# start of EXERCISE MATERIAL

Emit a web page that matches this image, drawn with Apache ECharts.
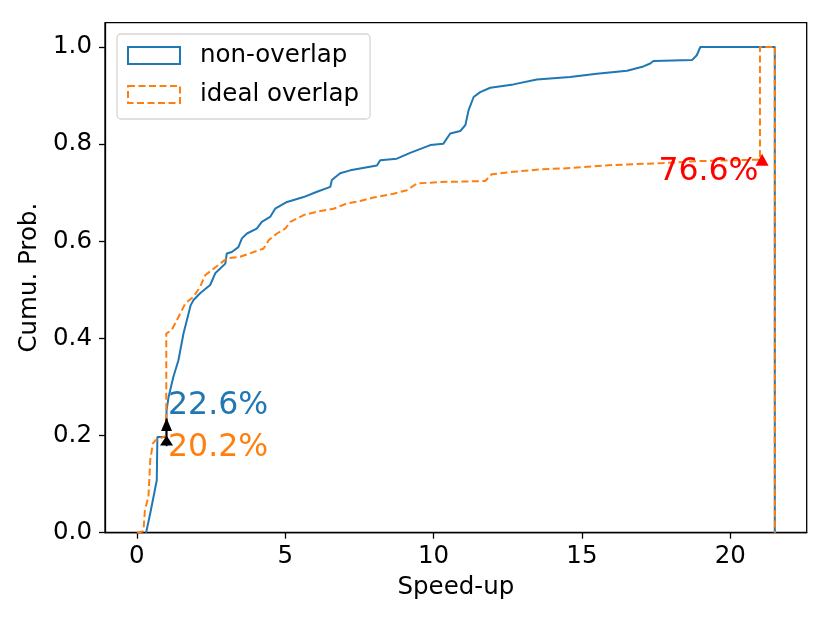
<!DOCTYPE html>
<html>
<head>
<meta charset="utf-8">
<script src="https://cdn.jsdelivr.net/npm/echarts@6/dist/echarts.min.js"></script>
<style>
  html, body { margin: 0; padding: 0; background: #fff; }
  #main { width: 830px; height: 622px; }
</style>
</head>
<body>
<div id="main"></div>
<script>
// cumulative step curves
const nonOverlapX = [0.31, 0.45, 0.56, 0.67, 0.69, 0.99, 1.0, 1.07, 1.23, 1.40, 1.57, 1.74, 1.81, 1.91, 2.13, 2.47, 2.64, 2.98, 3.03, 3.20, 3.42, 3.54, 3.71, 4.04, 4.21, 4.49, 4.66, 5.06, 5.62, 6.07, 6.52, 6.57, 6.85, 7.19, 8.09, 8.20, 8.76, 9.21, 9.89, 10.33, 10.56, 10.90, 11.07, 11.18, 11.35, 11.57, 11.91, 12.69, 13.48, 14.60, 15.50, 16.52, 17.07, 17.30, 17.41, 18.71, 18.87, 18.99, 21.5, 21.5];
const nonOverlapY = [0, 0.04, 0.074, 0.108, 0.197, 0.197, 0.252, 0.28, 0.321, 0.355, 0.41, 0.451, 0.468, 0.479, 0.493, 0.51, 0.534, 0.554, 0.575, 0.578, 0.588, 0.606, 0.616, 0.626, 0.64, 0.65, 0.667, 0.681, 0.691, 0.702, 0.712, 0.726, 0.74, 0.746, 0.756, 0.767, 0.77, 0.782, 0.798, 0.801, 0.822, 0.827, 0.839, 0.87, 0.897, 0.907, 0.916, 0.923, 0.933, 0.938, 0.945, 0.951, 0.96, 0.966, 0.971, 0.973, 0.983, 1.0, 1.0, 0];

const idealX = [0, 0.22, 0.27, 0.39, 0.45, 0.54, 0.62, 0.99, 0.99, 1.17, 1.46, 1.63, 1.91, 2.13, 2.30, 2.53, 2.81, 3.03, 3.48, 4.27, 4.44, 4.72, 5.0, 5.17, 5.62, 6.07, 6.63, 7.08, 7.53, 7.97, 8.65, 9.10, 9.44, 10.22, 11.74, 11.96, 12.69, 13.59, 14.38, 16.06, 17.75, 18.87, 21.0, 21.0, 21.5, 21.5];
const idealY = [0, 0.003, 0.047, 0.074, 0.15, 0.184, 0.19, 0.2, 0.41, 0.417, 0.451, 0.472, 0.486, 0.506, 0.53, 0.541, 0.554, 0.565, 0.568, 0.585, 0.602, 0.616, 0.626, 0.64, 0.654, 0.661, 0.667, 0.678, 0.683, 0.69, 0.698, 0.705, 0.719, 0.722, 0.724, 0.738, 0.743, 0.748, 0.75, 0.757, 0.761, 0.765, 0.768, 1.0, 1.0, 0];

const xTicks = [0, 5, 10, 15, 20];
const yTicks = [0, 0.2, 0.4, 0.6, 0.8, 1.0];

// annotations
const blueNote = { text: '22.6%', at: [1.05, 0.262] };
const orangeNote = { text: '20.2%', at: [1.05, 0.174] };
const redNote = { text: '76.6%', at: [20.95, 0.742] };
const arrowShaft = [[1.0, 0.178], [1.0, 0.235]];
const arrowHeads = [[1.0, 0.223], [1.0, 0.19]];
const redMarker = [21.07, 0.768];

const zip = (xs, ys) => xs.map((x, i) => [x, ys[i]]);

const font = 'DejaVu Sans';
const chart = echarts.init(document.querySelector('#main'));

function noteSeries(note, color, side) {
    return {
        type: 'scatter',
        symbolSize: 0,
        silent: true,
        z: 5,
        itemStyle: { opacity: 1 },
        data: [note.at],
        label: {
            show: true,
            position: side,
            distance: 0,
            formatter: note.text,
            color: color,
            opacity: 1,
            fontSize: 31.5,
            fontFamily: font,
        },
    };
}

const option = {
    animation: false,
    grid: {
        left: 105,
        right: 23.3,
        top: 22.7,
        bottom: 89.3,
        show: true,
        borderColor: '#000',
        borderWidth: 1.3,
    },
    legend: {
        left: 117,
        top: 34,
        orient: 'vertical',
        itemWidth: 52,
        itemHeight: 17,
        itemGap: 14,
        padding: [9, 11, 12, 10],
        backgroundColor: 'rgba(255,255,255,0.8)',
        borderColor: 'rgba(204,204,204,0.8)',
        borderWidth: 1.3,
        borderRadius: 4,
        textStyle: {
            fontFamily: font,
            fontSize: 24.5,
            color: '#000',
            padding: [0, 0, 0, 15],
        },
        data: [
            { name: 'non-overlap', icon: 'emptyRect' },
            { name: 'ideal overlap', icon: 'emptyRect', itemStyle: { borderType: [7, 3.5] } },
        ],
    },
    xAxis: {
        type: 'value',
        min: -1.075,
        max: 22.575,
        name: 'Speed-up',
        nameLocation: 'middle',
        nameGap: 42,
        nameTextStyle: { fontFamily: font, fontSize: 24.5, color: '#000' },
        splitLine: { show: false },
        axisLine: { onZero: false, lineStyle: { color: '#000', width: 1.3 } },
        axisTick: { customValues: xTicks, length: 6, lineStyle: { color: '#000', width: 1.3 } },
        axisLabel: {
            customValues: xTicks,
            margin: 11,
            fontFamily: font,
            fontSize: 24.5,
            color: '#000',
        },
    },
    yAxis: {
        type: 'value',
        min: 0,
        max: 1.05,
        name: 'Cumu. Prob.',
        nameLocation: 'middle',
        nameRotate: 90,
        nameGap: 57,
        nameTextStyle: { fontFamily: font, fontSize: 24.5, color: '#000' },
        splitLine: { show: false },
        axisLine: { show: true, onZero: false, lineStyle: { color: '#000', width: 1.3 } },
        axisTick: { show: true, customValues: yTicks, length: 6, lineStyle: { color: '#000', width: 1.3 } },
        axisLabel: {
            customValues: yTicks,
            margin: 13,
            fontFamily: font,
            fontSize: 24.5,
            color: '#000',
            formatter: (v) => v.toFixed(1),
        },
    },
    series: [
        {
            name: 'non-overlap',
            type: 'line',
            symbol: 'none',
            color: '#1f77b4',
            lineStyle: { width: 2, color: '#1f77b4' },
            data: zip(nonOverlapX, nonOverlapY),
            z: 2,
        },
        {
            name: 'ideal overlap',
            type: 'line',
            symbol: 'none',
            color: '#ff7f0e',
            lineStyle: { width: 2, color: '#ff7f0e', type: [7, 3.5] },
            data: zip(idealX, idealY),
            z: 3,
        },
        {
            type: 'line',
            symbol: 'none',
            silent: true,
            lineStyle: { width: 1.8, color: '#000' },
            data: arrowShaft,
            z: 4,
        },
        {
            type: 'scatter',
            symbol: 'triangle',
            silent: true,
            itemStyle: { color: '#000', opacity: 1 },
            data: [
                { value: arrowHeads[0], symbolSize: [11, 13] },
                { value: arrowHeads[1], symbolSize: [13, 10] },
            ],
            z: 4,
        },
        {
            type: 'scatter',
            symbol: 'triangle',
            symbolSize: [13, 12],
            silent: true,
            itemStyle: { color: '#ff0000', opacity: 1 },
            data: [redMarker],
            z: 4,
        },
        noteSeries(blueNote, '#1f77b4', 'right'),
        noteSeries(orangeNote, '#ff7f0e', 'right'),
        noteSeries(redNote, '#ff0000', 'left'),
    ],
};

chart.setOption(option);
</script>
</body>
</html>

# end of EXERCISE MATERIAL
# start of EXERCISE MATERIAL

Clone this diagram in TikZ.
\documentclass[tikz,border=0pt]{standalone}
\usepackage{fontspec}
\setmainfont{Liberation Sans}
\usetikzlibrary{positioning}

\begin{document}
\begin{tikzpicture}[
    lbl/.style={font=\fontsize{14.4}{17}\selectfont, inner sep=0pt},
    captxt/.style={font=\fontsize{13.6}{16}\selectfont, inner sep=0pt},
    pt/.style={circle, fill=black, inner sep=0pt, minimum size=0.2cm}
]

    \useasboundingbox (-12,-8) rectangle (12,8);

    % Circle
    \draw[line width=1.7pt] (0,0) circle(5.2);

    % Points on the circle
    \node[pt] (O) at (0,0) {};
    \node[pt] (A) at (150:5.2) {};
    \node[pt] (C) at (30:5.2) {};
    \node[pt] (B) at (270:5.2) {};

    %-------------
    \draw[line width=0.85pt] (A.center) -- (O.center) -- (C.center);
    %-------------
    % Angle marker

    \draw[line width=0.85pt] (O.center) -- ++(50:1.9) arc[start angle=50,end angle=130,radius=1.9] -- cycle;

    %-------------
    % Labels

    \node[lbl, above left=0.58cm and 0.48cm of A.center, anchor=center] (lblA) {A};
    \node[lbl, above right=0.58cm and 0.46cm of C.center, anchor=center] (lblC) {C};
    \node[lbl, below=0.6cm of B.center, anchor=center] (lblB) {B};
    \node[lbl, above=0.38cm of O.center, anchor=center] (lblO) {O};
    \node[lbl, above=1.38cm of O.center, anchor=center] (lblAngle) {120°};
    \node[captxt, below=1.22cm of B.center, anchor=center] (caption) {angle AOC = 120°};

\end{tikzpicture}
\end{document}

# end of EXERCISE MATERIAL

### SET TASK
List every line from the entries above in which "this" appears.

### WRITTEN ANSWER
Emit a web page that matches this image, drawn with Apache ECharts.
Clone this diagram in TikZ.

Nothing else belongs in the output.